The PostgreSQL server is also taking a redundant journaling approach to guarantee write atomicity. Specifically, when the server runs by default with the full_page_write option on, whenever a page is updated first after the last checkpoint, the before-image of the page is saved in the WAL log. It is also well known that SQLite, a popular embedded database system, provides two journaling modes, rollback and write-ahead log, to guarantee atomic page write, and the overhead of journaling either before-image or after-image of every updated page is very expensive.
This journaling-based redundant write paradigm has also been widely adopted in modern file systems such as ext4 and XFS so as to guarantee the consistency of data and metadata despite the torn page problem. However, because journaling both data and metadata pages (i.e., full journaling mode) is too expensive, those file systems are by default configured to journal only metadata (i.e., ordered journaling mode) so that the consistency of file system structure is at least preserved.
Copy-on-Write in Couchbase
Couchbase is a document-oriented NoSQL database system. Its storage engine is based on the append-only B+-tree that takes a copy-on-write strategy for updating document(s) atomically: rather than overwriting the existing old document copy in place, it appends its new copy at the end of the database file. As is illustrated in above figure, when a document is updated, its new copy is written to the end of a database file while its old copy is left intact, but marked as stale. One undesirable consequence of this append-only update policy is that all tree nodes on a path from a leaf pointing to the document to the root should be updated and written in a cascaded way, where each node update also takes a copy-on-write strategy. The Couchbase storage engine
relies on the so-called wandering-tree scheme. A tree may be called a wandering tree if an tree node update requires updating its parent nodes up to the root due to inability to perform in-place updates. Consequently, the wandering-tree scheme amplifies the data to be written with N index node pages, where N is the height of B+-tree.

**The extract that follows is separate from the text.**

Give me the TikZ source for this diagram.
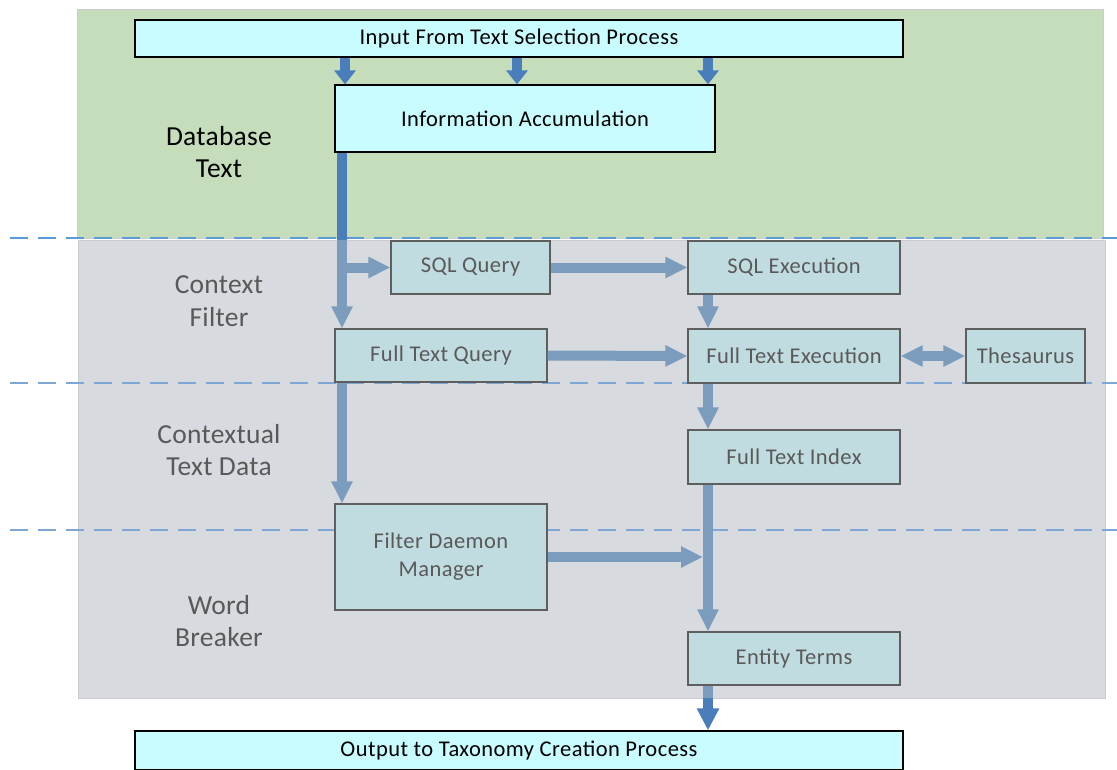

Despite the high write amplification, Couchbase deliberately adopted this copy-on-write and wandering-tree combination mainly for two purposes:
- As modern storage devices do not support an atomic write feature, the copy-on-write strategy has been adopted as an implementation method to support atomic writes.
- Couchbase has opted for the sequential write pattern of the copy-on-write strategy over the random write pattern of the update-inplace strategy. In particular, because spinning disk write latency is mainly dominated by the mechanical arm movement(e.g., disk seek time), the write strategy Couchbase adopted can provide better write throughput than the traditional update-in-place policy.
As more documents are updated or newly-inserted under the copy-on-write and wandering-tree scheme, the percentage of stale database file pages increases. When the ratio of stale data reaches a configured database file threshold, the costly compaction operation is necessarily invoked to reclaim the unused space the stale data occupies. For this, the compaction task typically reads all non-stale documents and index nodes from the current database file and copies them to a new file. This incurs significant I/O overhead and write amplification. The current database file is later deleted when no longer accessed by any reader. Other NoSQL database systems, such as BigTable, Cassandra, and MongoDB that adopt a Log-Structured Merge (LSM) tree as their underlying storage engines have the similar issue.
The solution is based on the holistic understanding of problems across the layers of application, OS, and storage device. The FTL’s page-grained indirection of logical-to-physical addressing mapping provides an excellent opportunity for solving the write amplification problem occurring in both the journaling and copy-on-write approaches. Let us first illustrate how we can, by exploiting the unique FTL page-level address mapping feature, avoid the Couchbase write amplification without compromising atomic write semantics. As is shown in above figure, when a new copy of document D2, denoted as D2’, is written to flash storage media, each of two document copies, D2 and D2’, has its own logical and physical address. Now, what if the logical address of D2 in FTL can be remapped to point to the physical address of D2’ ? The new D2’ copy can be reached through D2’s LPN. Hence, unlike the original Couchbase, all index nodes along the path from the corresponding leaf node to the root node need not to be copied-on-write. That is, the write amplification due to Couchbase’s wandering tree scheme can be totally avoided while still preserving the atomic write semantics required to update document D2. Similarly, with MySQL/InnoDB double-write-buffer, the redundant write of an updated page to the original location in the primary database can be avoided simply by FTL changing the logical address of its original location to point to the physical addresses of new copy written in the double-write buffer, without losing the atomic write property.
The key contributions of this work are summarized as follows:
- SHARE provides an abstraction which allows host applications to change the address mapping table which has traditionally been managed internally only by FTL. Many database engines and file systems can easily exploit SHARE to achieve write atomicity without causing write amplification. In addition to atomic writes, SHARE can also make other numerous write heavy cases almost cost free. This includes the NoSQL compaction process and file copy operations that can occur almost without copying data.
- We have implemented SHARE on an open SSD development hardware platform called OpenSSD by enhancing its FTL code with the SHARE features. We have demonstrated both relational and NoSQL storage engines can easily exploit SHARE with only minimal code changes.